What are the main challenges of building a product and useful user experience for cryptocurrency users?
EF: This is a substantial question, but I'm happy to discuss one of the major ones. The first and perhaps most significant issue is the general lack of safety measures that comes with self-custody. Self-custody is powerful because you have complete control. However, complete control also makes it very easy to shoot yourself in the foot or walk off a cliff. Even worse, it's extremely difficult for a third party to step in and rescue you. We saw a lot of this with Argon Wallet, where users would lose tens of thousands of dollars (or in some horrifying cases, even more) because they didn't properly back up their private keys. Creating self-custodial applications where it's much harder for users to get into these disastrous situations, regardless of their actions, is a fundamental design principle for Author across everything we build.

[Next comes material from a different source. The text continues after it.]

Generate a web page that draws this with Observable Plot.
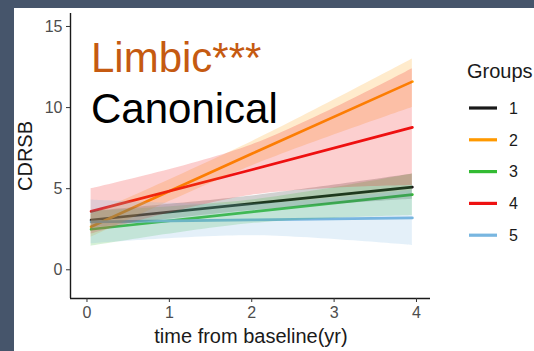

A second major challenge, which I believe gets discussed frequently, is the fundamental performance limitations of blockchains. Across most interactions with them, blockchains are quite slow. If you look at Nielsen's famous book Usability Engineering, he discusses the time scales at which a user will remain engaged with an interaction. You need to be faster than 0.1 seconds for a user to perceive something as instantaneous, after 1 second a user's flow of thought begins to be interrupted, and after 10 seconds it becomes very difficult for a user to remain focused on a task. Typical blockchain interactions exceed these thresholds. Even in relatively fast interactions, it's rare for them to complete in under ten seconds. This performance issue, along with the related bandwidth constraints, makes "second-layer" scaling solutions extremely important. These are protocols that operate on top of a blockchain and provide useful security guarantees while minimizing direct interaction with the blockchain itself. We utilize a variation of this type of technology to achieve the speed of Author's APIs.
What other projects and/or blockchain developments are you most excited about?
EF: I'd be excited to see regulators clarify some of their positions on digital assets, and governments entering the space with something like a USD-backed or CNY-backed stablecoin. Even if these assets aren't as decentralized, the right kind of framework would allow users to engage with other third parties without trust, and I believe such national initiatives would drive broader adoption. I'm also excited to see the Elrond blockchain gain adoption. Elrond is solving some very challenging scalability problems, though I should mention here that I serve as an advisor to the company.
Do you have any blockchain and/or cryptocurrency predictions for 2020 and beyond?
EF: I'm optimistic that the space will experience another boom cycle, hopefully this time driven by new companies and technologies solving real-world problems.
What are the main obstacles to mainstream cryptocurrency adoption?
EF: The most crucial factor is that any cryptocurrency or token needs to solve a real problem that many people experience, creating value or utility. When that happens, adoption will be swift and inevitable. The second issue is that self-custody of these assets needs to be accessible to everyone: easy to use and low-risk to manage. Author is working on both of these challenges, and each is quite difficult, but the second is definitely easier than the first!
What is your most controversial opinion relating to blockchain and/or cryptocurrency?
EF: Many, and perhaps most, tokens traded on US exchanges fail the Howey test.